In working with Windows XP and Windows Server 2003, I’d come across the Windows Volume Shadow Copy Service—which Microsoft abbreviates as VSS for some reason or another—but it wasn’t until I started getting down and dirty with Windows Vista that I truly began to appreciate its capabilities and resource costs on modern Windows systems.
My VSS learning adventure started with a sudden realization that close to 100GB of storage space had “gone missing” on a brand-new 750GB drive I’d just added to one of my systems. The impetus to learn came from a screen inside the excellent Windows GPL-licensed disk space monitoring utility known as WinDirStat, which looked very much like what appears in Figure 1.
Figure 1 WinDirStat
When I selected the Show Unknown option in WinDirStat, I was suddenly confronted with a huge yellow block of file space whose origin and contents are opaque to that program, but whose appetite for disk space was clearly enormous. Further investigation led me to the following observations:
- These files all occurred in the hidden and protected System Volume Information directory.
- Vista stubbornly refuses to allow any account, even the named Administrator account, to delete any of these files.
- All these files are related to restore points, backups, and other arcane file system snapshots.
- In Vista and Windows Server 2008, in fact, not even disk defragmentation software is allowed to touch or move these files. Where they go on a hard disk is where they must stay on that hard disk.
As it turns out, all of these files also belong to the Volume Shadow Copy Service. In moving files over to my new drive, and in deciding to consolidate all 83GB of my music files on that drive, I had inadvertently created a situation where Windows Vista would happily consume a huge amount of disk space for volume shadow copies of one kind or another.

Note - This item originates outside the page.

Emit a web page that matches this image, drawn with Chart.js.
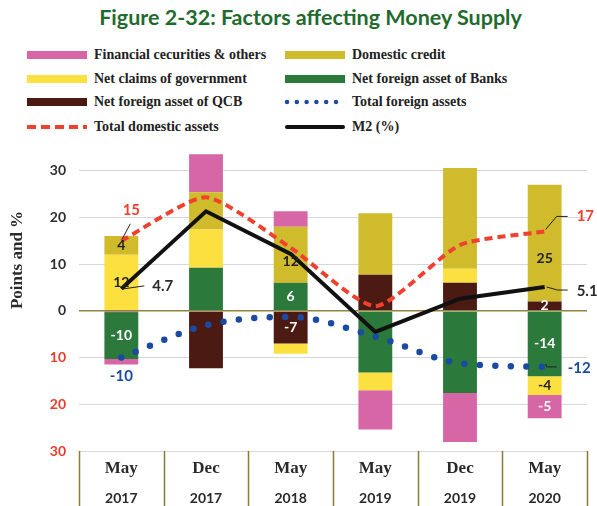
<!DOCTYPE html>
<html lang="en">
<head>
<meta charset="UTF-8">
<title>Factors affecting Money Supply</title>
<script src="https://cdn.jsdelivr.net/npm/chart.js"></script>
<style>
    * { margin: 0; padding: 0; box-sizing: border-box; }
    body { width: 597px; height: 506px; background: #fff; position: relative; overflow: hidden; }
    .title {
        position: absolute; top: 4px; left: 12px; width: 597px;
        text-align: center; font: bold 21.5px Lato, sans-serif; color: #1f6b2e;
    }
    .legend-item {
        position: absolute; height: 22px; display: flex; align-items: center;
        font: bold 14px 'Liberation Serif', serif; color: #222; white-space: nowrap;
    }
    .legend-item svg { margin-right: 6px; }
    .chart-box { position: absolute; left: 0; top: 140px; width: 597px; height: 366px; }
</style>
</head>
<body>
<div class="title">Figure 2-32: Factors affecting Money Supply</div>
<div id="legend"></div>
<div class="chart-box"><canvas id="moneyChart"></canvas></div>

<script>
// categories
const months = ['May', 'Dec', 'May', 'May', 'Dec', 'May'];
const years = ['2017', '2017', '2018', '2019', '2019', '2020'];

// contributions (points)
const netForeignQCB   = [-0.3, -12.3, -7, 7.7, 6, 2];
const netForeignBanks = [-10, 9.2, 6, -13.2, -17.6, -14];
const netClaimsGov    = [12, 8.2, -2.2, -3.8, 3, -4];
const domesticCredit  = [4, 8, 12, 13.2, 21.6, 25];
const finSecurities   = [-1.2, 8.1, 3.3, -8.4, -10.5, -5];

// totals and M2 growth (%)
const totalDomestic = [15, 24.3, 13.5, 1.0, 14.1, 17];
const totalForeign  = [-10, -3.1, -1.3, -5.5, -11.2, -12];
const m2Growth      = [4.7, 21.3, 12.2, -4.5, 2.6, 5.1];

const yTicks = [-30, -20, -10, 0, 10, 20, 30];

const labelFont = 'bold 14px Lato, sans-serif';

// writes values inside selected bar segments
const barLabels = {
    id: 'barLabels',
    afterDatasetsDraw(chart) {
        const ctx = chart.ctx;
        ctx.save();
        ctx.font = labelFont;
        ctx.textAlign = 'center';
        ctx.textBaseline = 'middle';
        chart.data.datasets.forEach((ds, di) => {
            if (!ds.labelAt) return;
            const meta = chart.getDatasetMeta(di);
            ds.labelAt.forEach(i => {
                const bar = meta.data[i];
                const nudge = (ds.labelNudge && ds.labelNudge[i]) || 0;
                ctx.fillStyle = ds.labelColor;
                ctx.fillText(Math.round(ds.data[i]), bar.x, (bar.y + bar.base) / 2 + nudge);
            });
        });
        ctx.restore();
    }
};

// value callouts for the lines with small leader strokes
const lineCallouts = {
    id: 'lineCallouts',
    afterDatasetsDraw(chart) {
        const ctx = chart.ctx;
        ctx.save();
        chart.data.datasets.forEach((ds, di) => {
            if (!ds.callouts) return;
            const meta = chart.getDatasetMeta(di);
            ds.callouts.forEach(c => {
                const p = meta.data[c.i];
                if (c.leader) {
                    ctx.beginPath();
                    ctx.strokeStyle = '#222';
                    ctx.lineWidth = 1;
                    c.leader.forEach(([dx, dy], k) => {
                        if (k === 0) ctx.moveTo(p.x + dx, p.y + dy);
                        else ctx.lineTo(p.x + dx, p.y + dy);
                    });
                    ctx.stroke();
                }
                ctx.font = 'bold 15px Lato, sans-serif';
                ctx.fillStyle = ds.calloutColor;
                ctx.textAlign = c.align;
                ctx.textBaseline = 'middle';
                ctx.fillText(String(ds.data[c.i]), p.x + c.dx, p.y + c.dy);
            });
        });
        ctx.restore();
    }
};

// category table under the plot plus the rotated axis title
const frame = {
    id: 'frame',
    afterDraw(chart) {
        const ctx = chart.ctx;
        const area = chart.chartArea;
        const x = chart.scales.x;
        const half = (x.getPixelForValue(1) - x.getPixelForValue(0)) / 2;
        ctx.save();
        ctx.strokeStyle = '#8a7a32';
        ctx.lineWidth = 1.5;
        for (let i = 0; i <= months.length; i++) {
            const px = Math.round(x.getPixelForValue(i) - half) + 0.5;
            ctx.beginPath();
            ctx.moveTo(px, area.bottom);
            ctx.lineTo(px, chart.height);
            ctx.stroke();
        }
        ctx.fillStyle = '#2a2a2a';
        ctx.textAlign = 'center';
        ctx.textBaseline = 'middle';
        months.forEach((m, i) => {
            const px = x.getPixelForValue(i);
            ctx.font = 'bold 17px "Liberation Serif", serif';
            ctx.fillText(m, px, area.bottom + 18);
            ctx.font = 'bold 14px Lato, sans-serif';
            ctx.fillText(years[i], px, area.bottom + 47);
        });

        ctx.translate(18, 120);
        ctx.rotate(-Math.PI / 2);
        ctx.font = 'bold 17px "Liberation Serif", serif';
        ctx.fillText('Points and %', 0, 0);
        ctx.restore();
    }
};

const chart = new Chart(document.getElementById('moneyChart'), {
    data: {
        labels: months.map((m, i) => m + ' ' + years[i]),
        datasets: [
            {
                type: 'line', label: 'Total foreign assets', data: totalForeign, stack: 'tfa', order: 0,
                borderColor: '#1b4aa3', borderWidth: 6.5, borderDash: [0, 15.5], borderCapStyle: 'round',
                cubicInterpolationMode: 'monotone', pointRadius: 0, fill: false,
                legendDash: '0 9.8', legendWidth: 4.5, legendCap: 'round',
                calloutColor: '#1b4aa3',
                callouts: [
                    { i: 0, dx: 0, dy: 19, align: 'center' },
                    { i: 5, dx: 23, dy: 1, align: 'left', leader: [[1, -3], [2, 0], [12, 0]] }
                ]
            },
            {
                type: 'line', label: 'Total domestic assets', data: totalDomestic, stack: 'tda', order: 0,
                borderColor: '#f0402e', borderWidth: 4, borderDash: [8, 5],
                tension: 0.2, pointRadius: 0, fill: false,
                legendDash: '9 5', legendWidth: 4, legendCap: 'butt',
                calloutColor: '#f0402e',
                callouts: [
                    { i: 0, dx: 10, dy: -31, align: 'center', leader: [[1, -2], [9, -17]] },
                    { i: 5, dx: 32, dy: -15, align: 'left', leader: [[1, -2], [12, -15], [23, -15]] }
                ]
            },
            {
                type: 'line', label: 'M2 (%)', data: m2Growth, stack: 'm2', order: 0,
                borderColor: '#111', borderWidth: 4, tension: 0, pointRadius: 0, fill: false,
                legendWidth: 4, legendCap: 'round',
                calloutColor: '#2a2a2a',
                callouts: [
                    { i: 0, dx: 31, dy: -3, align: 'left', leader: [[2, 0], [23, -3]] },
                    { i: 5, dx: 32, dy: 4, align: 'left', leader: [[2, 0], [13, 3], [23, 3]] }
                ]
            },
            {
                type: 'bar', label: 'Net foreign asset of QCB', data: netForeignQCB, order: 1,
                backgroundColor: '#4a1a13',
                labelAt: [2, 5], labelColor: '#fff'
            },
            {
                type: 'bar', label: 'Net foreign asset of Banks', data: netForeignBanks, order: 1,
                backgroundColor: '#2b7a3b',
                labelAt: [0, 2, 5], labelColor: '#fff'
            },
            {
                type: 'bar', label: 'Net claims of government', data: netClaimsGov, order: 1,
                backgroundColor: '#fbe03f',
                labelAt: [0, 5], labelColor: '#222'
            },
            {
                type: 'bar', label: 'Domestic credit', data: domesticCredit, order: 1,
                backgroundColor: '#cfbb2b',
                labelAt: [0, 2, 5], labelColor: '#222', labelNudge: { 2: 7, 5: 15 }
            },
            {
                type: 'bar', label: 'Financial cecurities & others', data: finSecurities, order: 1,
                backgroundColor: '#d766a7',
                labelAt: [5], labelColor: '#fff'
            }
        ]
    },
    options: {
        responsive: true,
        maintainAspectRatio: false,
        animation: false,
        layout: { padding: { top: 12, right: 10, bottom: 55, left: 0 } },
        datasets: { bar: { barPercentage: 0.4, categoryPercentage: 1, borderWidth: 0 } },
        plugins: { legend: { display: false }, tooltip: { enabled: false } },
        scales: {
            x: { display: false, stacked: true },
            y: {
                stacked: true,
                min: -30,
                max: 34,
                afterBuildTicks: scale => { scale.ticks = yTicks.map(v => ({ value: v })); },
                afterFit: scale => {
                    scale.width = 79;
                    // keep the plot height set by the layout padding alone
                    scale.paddingTop = 0;
                    scale.paddingBottom = 0;
                },
                border: { display: false },
                grid: {
                    drawTicks: false,
                    color: c => c.tick.value === 0 ? '#8f8440' : '#d4d8dc',
                    lineWidth: c => c.tick.value === 0 ? 1.6 : 1
                },
                ticks: {
                    padding: 13,
                    font: { family: 'Lato', weight: 'bold', size: 14 },
                    color: c => c.tick.value < 0 ? '#ec3b2a' : '#2e2e2e',
                    callback: v => Math.abs(v)
                }
            }
        }
    },
    plugins: [barLabels, lineCallouts, frame]
});

// legend in two columns, row by row
const legendOrder = [
    'Financial cecurities & others', 'Domestic credit',
    'Net claims of government', 'Net foreign asset of Banks',
    'Net foreign asset of QCB', 'Total foreign assets',
    'Total domestic assets', 'M2 (%)'
];
const legendBox = document.getElementById('legend');
const rowTops = [44, 68, 91, 116];
legendOrder.forEach((name, k) => {
    const ds = chart.data.datasets.find(d => d.label === name);
    const item = document.createElement('div');
    item.className = 'legend-item';
    item.style.left = (k % 2 === 0 ? 26 : 284) + 'px';
    item.style.top = rowTops[Math.floor(k / 2)] + 'px';
    const isBar = ds.type === 'bar';
    const color = isBar ? ds.backgroundColor : ds.borderColor;
    const width = isBar ? 8 : ds.legendWidth;
    const dash = ds.legendDash ? ` stroke-dasharray="${ds.legendDash}"` : '';
    const cap = isBar ? 'butt' : ds.legendCap;
    const x1 = cap === 'round' ? 3 : 1;
    item.innerHTML =
        `<svg width="62" height="12"><line x1="${x1}" y1="6" x2="${61 - x1 + 1}" y2="6" stroke="${color}" ` +
        `stroke-width="${width}" stroke-linecap="${cap}"${dash}/></svg><span></span>`;
    item.querySelector('span').textContent = name;
    legendBox.appendChild(item);
});
</script>
</body>
</html>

Understanding the Windows Volume Shadow Copy Service
The MSDN Library contains more than 100 pages of documentation on the Volume Shadow Copy Service (a collection of documents interested readers are advised to view using IE rather than other browsers, so as to be able to access the interactive table of contents, as well as the document content). Ordinary users don’t need to know anywhere near that much about VSS, however. For them, the most salient information about VSS can be summarized in a handful of bullet points as follows:
- The primary job of the VSS is to create shadow copies of files and file systems. Shadow copies represent “point-in-time” snapshots of a file system, and enable backup programs and other software to copy their contents from a stable, unchanging information base, even when active use of open files is underway. This provides all kinds of useful benefits to Windows because it lets systems keep working even as their contents are being copied.
- Shadow copies provide the foundations for Windows Restore Points and most forms of Windows backup (including the built-in NTbackup.exe program in Windows XP and Server 2003, and the Backup and Restore Center facilities in Vista and Server 2008). Stored shadow copies also permit all these versions of Windows to make previous versions of files available to users on demand.
- By default, Windows allocates 15 percent of a disk drive or available free space for shadow copy storage, whichever amount is smaller. But unless users impose a hard ceiling on this allocation, this number can get even bigger. My putative 750GB disk drive (decimal numbers) is actually only 698GB in measurable size (a binary gigabyte or 230 is really more like 1.074GB in decimal); 30 percent of 698GB is a whopping 104.7GB. My missing 100GB was less than that number, but more space than I wanted to give up on that drive for shadow copies. Most of that 100GB, in fact, was locked up in one shadow copy of the 83GB’s worth of music files I copied there in a single go!
- As shadow copy storage space gets occupied, older shadow copies are purged to make room for new ones. Windows estimates the amount of space needed for each new copy, then removes as many old copies as are needed to create that space. This often means that two or more old shadow copies get purged to create room for a new shadow copy. By default, Windows Vista automatically creates one new restore point every day.
- Windows Vista and Server 2008 provide a command-line utility for managing shadow copies, and for controlling the volume shadow copy service. It’s called vssadmin. Users can also manage volume shadow copy behavior by disabling, then re-enabling, shadow copies in the Control Panel System Properties item (Start, Control Panel [Classic View], System, Advanced System Settings, System Protection tab; turn off all check boxes in the Available Disks pane, then click Apply to kill all existing shadow copies, then click all drives on which you want shadow copies kept). I don’t recommend this, however, unless you can stomach the idea that all existing shadow copies get destroyed in this process. I won’t do it myself, nor should you, unless you can live without the backup and protection that those shadow copies provide.